Following are comments on several aspects of the Tower Verre project that still are of particular concern and importance to my constituents.
Traffic & Parking
53rd and 54th Streets, which encompass the Tower Verre project, are designated as Midtown THRU Streets due to their high traffic volumes by the New York City Department of Transportation. The capacity of both streets is already severely stretched by existing development and institutions.
West 54th Street already has six loading docks with a seventh anticipated to accommodate the hotel in the new building. Although every proposed design alternative for the seventh loading dock has been met with reasons why they are not feasible, I am still concerned about another loading dock being added on a block already heavily taxed with delivery and through traffic. The existing loading docks are not currently used by MoMA with the museum insisting that a full complement of security is needed each time a loading dock is used. Trucks are usually parked on the street while they are loaded or unloaded. The six existing loading docks need to be used more efficiently and a sharing agreement with Tower Verre should be explored.
Transit & Pedestrians
After MoMA’s last expansion of 40,000 square feet, attendance grew from 1.8 million to 2.5 million visitors. The proposed expansion would be of a similar size. The City Planning Commission’s statement this expansion of MoMA is not likely to increase attendance is simply inconceivable. While I am a strong supporter of MoMA, and fully understand its desire to display more of its collection, I am concerned about the ability of the surrounding streets to handle the increased pedestrian traffic. Tower Verre will also have a steady stream of hotel and restaurant patrons, residents and tourists coming and going. In accordance with the Borough President’s recommendations, MoMA should be prepared to explore ways to help alleviate visitor traffic.

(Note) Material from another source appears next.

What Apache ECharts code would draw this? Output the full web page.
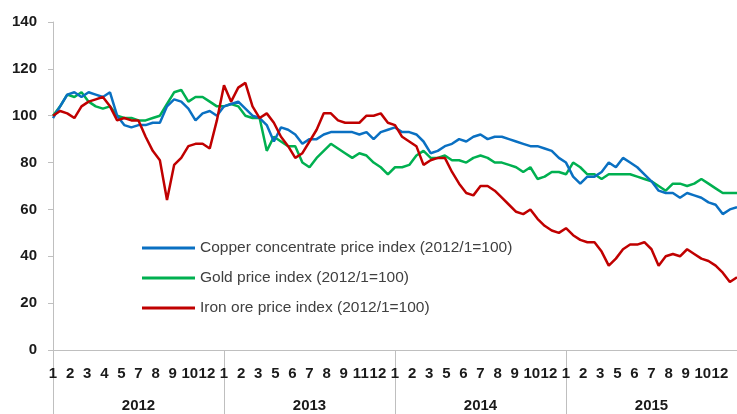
<!DOCTYPE html>
<html>
<head>
<meta charset="utf-8">
<script src="https://cdn.jsdelivr.net/npm/echarts@6/dist/echarts.min.js"></script>
<style>
  html, body { margin: 0; padding: 0; background: #fff; }
  #main { width: 737px; height: 414px; }
</style>
</head>
<body>
<div id="main"></div>
<script>
// half-month readings, Jan 2012 .. end of Dec 2015 (97 points)
var years = ['2012', '2013', '2014', '2015'];
var monthTicks = [
    '1', '2', '3', '4', '5', '7', '8', '9', '10', '12',
    '1', '2', '3', '5', '6', '7', '8', '9', '11', '12',
    '1', '2', '3', '5', '6', '7', '8', '9', '10', '12',
    '1', '2', '3', '5', '6', '7', '8', '9', '10', '12',
    ''
];
var copper = [
    99, 104, 109, 110, 108, 110, 109, 108, 110, 100, 96, 95, 96, 96, 97, 97, 104, 107, 106, 103, 98, 101, 102, 100,
    104, 105, 106, 103, 100, 99, 96, 89, 95, 94, 92, 88, 90, 90, 92, 93, 93, 93, 93, 92, 93, 90, 93, 94,
    95, 93, 93, 92, 89, 84, 85, 87, 88, 90, 89, 91, 92, 90, 91, 91, 90, 89, 88, 87, 87, 86, 85, 82,
    80, 74, 71, 74, 74, 76, 80, 78, 82, 80, 78, 75, 72, 68, 67, 67, 65, 67, 66, 65, 63, 62, 58, 60,
    61
];
var gold = [
    100, 104, 109, 108, 110, 106, 104, 103, 104, 100, 99, 99, 98, 98, 99, 100, 105, 110, 111, 106, 108, 108, 106, 104,
    104, 105, 104, 100, 99, 99, 85, 91, 89, 87, 87, 80, 78, 82, 85, 88, 86, 84, 82, 84, 83, 80, 78, 75,
    78, 78, 79, 83, 85, 82, 82, 83, 81, 81, 80, 82, 83, 82, 80, 80, 79, 78, 76, 78, 73, 74, 76, 76,
    75, 80, 78, 75, 75, 73, 75, 75, 75, 75, 74, 73, 72, 70, 68, 71, 71, 70, 71, 73, 71, 69, 67, 67,
    67
];
var iron = [
    100, 102, 101, 99, 104, 106, 107, 108, 104, 98, 99, 98, 98, 91, 85, 81, 64, 79, 82, 87, 88, 88, 86, 98,
    113, 106, 112, 114, 104, 99, 101, 97, 91, 87, 82, 84, 89, 94, 101, 101, 98, 97, 97, 97, 100, 100, 101, 97,
    96, 91, 89, 87, 79, 81, 82, 82, 76, 71, 67, 66, 70, 70, 68, 65, 62, 59, 58, 60, 56, 53, 51, 50,
    52, 49, 47, 46, 46, 42, 36, 39, 43, 45, 45, 46, 43, 36, 40, 41, 40, 43, 41, 39, 38, 36, 33, 29,
    31
];

var periods = [];
for (var y = 0; y < years.length; y++) {
    for (var m = 1; m <= 12; m++) {
        periods.push(years[y] + '/' + m + 'a');
        periods.push(years[y] + '/' + m + 'b');
    }
}
periods.push('2016/1a');

var myChart = echarts.init(document.getElementById('main'));
var gridLine = '#bfbfbf';

var option = {
    animation: false,
    backgroundColor: '#ffffff',
    grid: {
        left: 53,
        right: 0,
        top: 22,
        bottom: 64,
        outerBoundsMode: 'none'
    },
    legend: {
        orient: 'vertical',
        left: 142,
        top: 239,
        padding: 0,
        icon: 'rect',
        itemWidth: 53,
        itemHeight: 3,
        itemGap: 12,
        data: ['Copper concentrate price index (2012/1=100)', 'Gold price index (2012/1=100)', 'Iron ore price index (2012/1=100)'],
        textStyle: {
            fontFamily: 'Liberation Sans, Arial, sans-serif',
            fontSize: 15.5,
            lineHeight: 18,
            color: '#404040'
        }
    },
    xAxis: [
        {
            type: 'category',
            position: 'bottom',
            boundaryGap: false,
            data: periods,
            axisLine: { show: true, lineStyle: { color: gridLine, width: 1 } },
            axisTick: { show: false },
            axisLabel: { show: false },
            splitLine: { show: false }
        },
        {
            // month labels, spaced evenly like the original
            type: 'category',
            position: 'bottom',
            boundaryGap: false,
            data: monthTicks,
            axisLine: { show: false },
            axisTick: { show: false },
            axisLabel: {
                interval: 0,
                margin: 16,
                fontFamily: 'Liberation Sans Narrow, Arial Narrow, Liberation Sans, sans-serif',
                fontWeight: 'bold',
                fontSize: 15,
                color: '#1a1a1a'
            },
            splitLine: { show: false }
        },
        {
            type: 'category',
            position: 'bottom',
            boundaryGap: true,
            data: years,
            axisLine: { show: false },
            axisTick: { show: true, length: 70, lineStyle: { color: gridLine } },
            axisLabel: {
                interval: 0,
                margin: 48,
                fontFamily: 'Liberation Sans, Arial, sans-serif',
                fontWeight: 'bold',
                fontSize: 15,
                color: '#1a1a1a'
            },
            splitLine: { show: false }
        }
    ],
    yAxis: {
        type: 'value',
        min: 0,
        max: 140,
        interval: 20,
        axisLine: { show: true, lineStyle: { color: gridLine, width: 1 } },
        axisTick: { show: true, length: 5, lineStyle: { color: gridLine } },
        axisLabel: {
            margin: 16,
            fontFamily: 'Liberation Sans, Arial, sans-serif',
            fontWeight: 'bold',
            fontSize: 15,
            color: '#1a1a1a'
        },
        splitLine: { show: false }
    },
    series: [
        {
            name: 'Copper concentrate price index (2012/1=100)',
            type: 'line',
            xAxisIndex: 0,
            symbol: 'none',
            color: '#0a70c2',
            lineStyle: { width: 2.5, color: '#0a70c2' },
            data: copper,
            z: 3
        },
        {
            name: 'Gold price index (2012/1=100)',
            type: 'line',
            xAxisIndex: 0,
            symbol: 'none',
            color: '#00b050',
            lineStyle: { width: 2.5, color: '#00b050' },
            data: gold,
            z: 2
        },
        {
            name: 'Iron ore price index (2012/1=100)',
            type: 'line',
            xAxisIndex: 0,
            symbol: 'none',
            color: '#c00000',
            lineStyle: { width: 2.5, color: '#c00000' },
            data: iron,
            z: 4
        }
    ]
};

myChart.setOption(option);
</script>
</body>
</html>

There is a lot of concern that 54th street is turning into a “back of operations” street for the museum and Tower Verre thereby changing the nature of a once residential block. Residents of both 53rd and 54th streets have recommended that Tower Verre create a public pass through as has been created in a number of buildings on 57th street and which will help enliven the block.
The New York City Council should consider these issues as well as the other concerns and proposals of my constituents, Community Board 5, affected neighborhood organizations and advocacy groups, and my fellow elected officials. I strongly encourage the City Council to ensure that any and all development at 53 West 53rd Street reflects the area’s character and positively contributes to the community.
Thank you for your consideration of my views.